Festival Curta Campos do Jordao

Barba Ensopada de Sangue

Retratos de um passado não visto

Por Vitor Velloso

Durante a Mostra CineBH 2024; Festival de Gramado 2024

Barba Ensopada de Sangue

O novo filme de Aly Muritiba apresenta ao espectador um universo que transita entre o concreto e uma aura metafísica, desde o desenvolvimento do protagonista Gabriel (Gabriel Leone) até o estabelecimento histórico, e mitológico, regional de Armação (SC). Assim, “Barba Ensopada de Sangue”, baseado no livro homônimo de Daniel Galera, é uma obra que trabalha tanto para construir seu contexto e debater os fantasmas do passado, que não consegue desenvolver seu próprio presente. 

Primordialmente se apresentando como um reflexo histórico da caça às baleias que acontecia na região, a obra se estabelece apresentando um passado sombrio do avô de Gabriel, o Gaudério, a hostilidade das pessoas que residem na região e os causos traumáticos para a população que envolvem essa figura controversa do avô. Porém, esse lento processo de estabelecimento, vai desvelando uma cansativa narrativa sobre os traumas de Gabriel, amores, decepções e obsessões, sem que haja uma ligação concreta com uma ligação sólida entre o protagonista e Gaudério, mantendo-se em um terreno mitológico pouco desenvolvido. Não por acaso, o longa estabelece o foco desse laço na residência, depois em alguns objetos, histórias e quando finalmente parece encontrar um fio para se agarrar, de narrativa oral com um personagem que foi contemporâneo de Gaudério ou base material com uma situação envolvendo uma fábrica que funcionava na região, o filme retorna à estaca zero para desenvolver um romance entre Gabriel e Jasmine (Thainá Duarte), que funciona como um dispositivo dramático para criar tensão direta entre o protagonista e a população local, ainda que esse conflito já fosse uma realidade na narrativa. 

Desta forma, “Barba Ensopada de Sangue” tem dificuldade de estabelecer qual sua perspectiva de desenvolvimento, sendo incapaz de desenvolver todas as frentes que apresenta e inábil para encerrar alguns ciclos. Assim, procura manter a verve fatalista e trágica que apresenta nos primeiros minutos, com um senhor local falando para Gabriel que ele vai morrer ali, em um tom misto de premonição com conselho. De toda forma, quanto mais persegue essa tragédia anunciada e os caminhos da violência inevitável, mais superficial torna-se, justamente por ser incapaz de desenvolver suas frentes dramáticas de forma eficiente, se por um lado o antigo relacionamento de Gabriel aparece para atormentar seu juízo, não há nenhum impacto direto dessa aparição na narrativa, se a questão da fábrica se apresenta como objeto central para o mistério envolvendo Gaudério, ela é apenas uma ponte de intensificação do conflito com o poder local, e essa nota se repete ao longo de toda a projeção.
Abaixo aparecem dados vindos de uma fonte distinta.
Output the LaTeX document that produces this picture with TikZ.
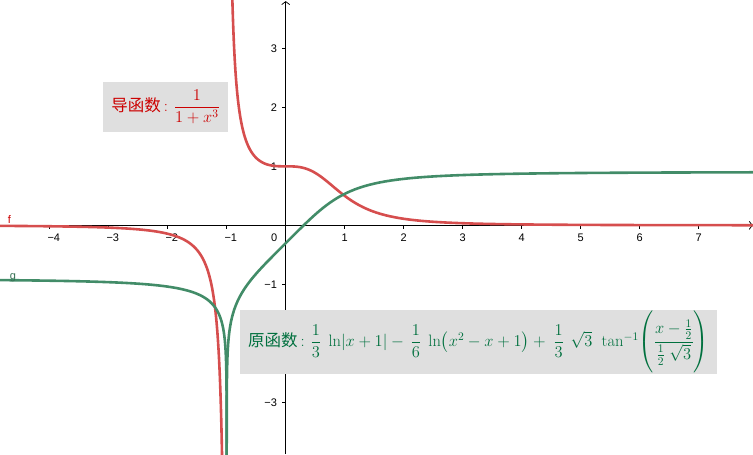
\RequirePackage{fix-cm}
\documentclass[tikz,border=0pt]{standalone}
\usepackage{amsmath}
\usepackage{fontspec}
\usetikzlibrary{arrows.meta}
\newfontfamily\cjk{Noto Sans CJK SC}
\newfontfamily\axisfont{Liberation Sans}
\definecolor{fred}{RGB}{214,78,78}
\definecolor{fgreen}{RGB}{66,140,104}
\definecolor{tred}{RGB}{204,0,0}
\definecolor{tgreen}{RGB}{0,112,62}
\definecolor{boxgray}{RGB}{223,223,223}
\begin{document}
\begin{tikzpicture}[x=59pt,y=59pt,
  declare function={ff(\x)=1/(1+\x*\x*\x);
    gl(\u,\v)=\u/3-ln(\v*\v-\v+1)/6+sqrt(3)/3*rad(atan((2*\v-1)/sqrt(3)));},
  axisline/.style={line width=0.75pt, black},
  axisarrow/.style={axisline, -{Straight Barb[length=3pt,width=8pt]}},
  ticklabel/.style={font=\axisfont\fontsize{11}{13}\selectfont, inner sep=0pt},
  fcurve/.style={line width=2.6pt, fred, line join=round},
  gcurve/.style={line width=2.6pt, fgreen, line join=round},
  formulabox/.style={fill=boxgray, inner sep=0pt, font=\fontsize{16.5}{19}\selectfont}]
\useasboundingbox (-4.842,-3.876) rectangle (7.92,3.819);
% axes
\coordinate (xl) at (-4.842,0); \coordinate (xr) at (7.915,0);
\coordinate (yb) at (0,-3.876); \coordinate (yt) at (0,3.80);
\draw[axisarrow] (xl) -- (xr);
\draw[axisarrow] (yb) -- (yt);
\foreach \k in {-4,-3,-2,-1,1,2,3,4,5,6,7} \draw[axisline] (\k,0) -- (\k,-0.065);
\foreach \k in {-3,-2,-1,1,2,3} \draw[axisline] (0,\k) -- (-0.07,\k);
% x tick labels
\foreach \k/\s in {-4/4,-3/3,-2/2,-1/1}
  \node[ticklabel, anchor=base west] (xn\s) at (\k-0.04,-0.266) {−\s};
\foreach \k in {1,...,7}
  \node[ticklabel, anchor=base] (xp\k) at (\k,-0.266) {\k};
\node[ticklabel, anchor=base] (xzero) at (-0.195,-0.266) {0};
% y tick labels
\foreach \k in {1,2,3}
  \node[ticklabel, anchor=base east] (yp\k) at (-0.145,\k-0.068) {\k};
\foreach \k/\s in {-1/1,-3/3}
  \node[ticklabel, anchor=base east] (yn\s) at (-0.145,\k-0.068) {−\s};
% curves
\begin{scope}
\clip (-4.842,-3.876) rectangle (7.92,3.819);
\draw[fcurve] plot[variable=\t, domain=-2.8:1.36, samples=300] ({-1-exp(\t)},{ff(-1-exp(\t))});
\draw[fcurve] plot[variable=\t, domain=-2.6:2.2, samples=300] ({-1+exp(\t)},{ff(-1+exp(\t))});
\draw[gcurve] plot[variable=\t, domain=-12:1.36, samples=400] ({-1-exp(\t)},{gl(\t,-1-exp(\t))});
\draw[gcurve] plot[variable=\t, domain=-12:2.2, samples=400] ({-1+exp(\t)},{gl(\t,-1+exp(\t))});
\end{scope}
% function names
\node[ticklabel, text=tred, anchor=base west] (fname) at (-4.71,0.03) {f};
\node[ticklabel, text=fgreen!80!black, anchor=base west] (gname) at (-4.68,-0.91) {g};
% formula boxes
\node[formulabox, text=tred, minimum width=124.7pt, minimum height=50pt] (deriv) at (-2.035,2.010)
  {{\cjk 导函数}\hspace{3pt}:\hspace{6pt}$\dfrac{1}{1+x^3}$};
\node[formulabox, text=tgreen, minimum width=477pt, minimum height=64pt] (prim) at (3.268,-1.978)
  {{\cjk 原函数}\hspace{3pt}:\hspace{6pt}$\dfrac{1}{3}\;\ln\!|x+1|-\hspace{3pt}\dfrac{1}{6}\;\ln\!\left(x^2-x+1\right)+\hspace{4pt}\dfrac{1}{3}\hspace{2pt}\;\sqrt{3}\hspace{2pt}\;\tan^{-1}\!\left(\rule[-25pt]{0pt}{56pt}\dfrac{x-\frac{1}{2}}{\frac{1}{2}\;\sqrt{3}}\right)$};
\end{tikzpicture}
\end{document}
Ou seja, o filme tem dificuldade de conseguir progredir com o drama de seu personagem, por uma falta de diretriz no desenvolvimento de todos os elementos que vão se apresentando na narrativa. A consequência disso é um longa que parece disperso com o passar do tempo e apesar de ter uma série de blocos para serem trabalhados, se perde ao perseguir um ideal fantasmagórico e mitológico que torna-se frágil pela ausência de perspectivas distintas ou mesmo histórias que tornem esse mito “Gaudério” mais complexo na trama. 

Então, mesmo que a direção do Aly Muritiba seja capaz de traduzir essa crescente tensão entre um fantasma não visto e uma pessoa que caminha deliberadamente para a morte, através de uma espacialização e contextualização local que é eficiente em alguns momentos, o projeto não consegue criar a sensação de progressão direta, se apegando em pontos que atrasam mais que auxiliam. O mesmo acontece com a fotografia de Inti Briones, capaz de criar dois pólos de tensão distintos, entre o dia e a noite, como algo que se aproxima de Gabriel, uma espécie de presságio, mas que também encontra esses entraves. 

Por fim, “Barba Ensopada de Sangue” termina cambaleando e vacilante quanto à própria perspectiva de uma tragédia familiar assombrada pelos feitos não registrados e histórias contadas pela metade. Aliás, é necessário mencionar que além da fisicalidade e ameaça física de Leone na tela não convencer, sua barba é um elemento de constante distração para o espectador que procura a imersão em uma trama interessante, mas com desenvolvimento fragmentado.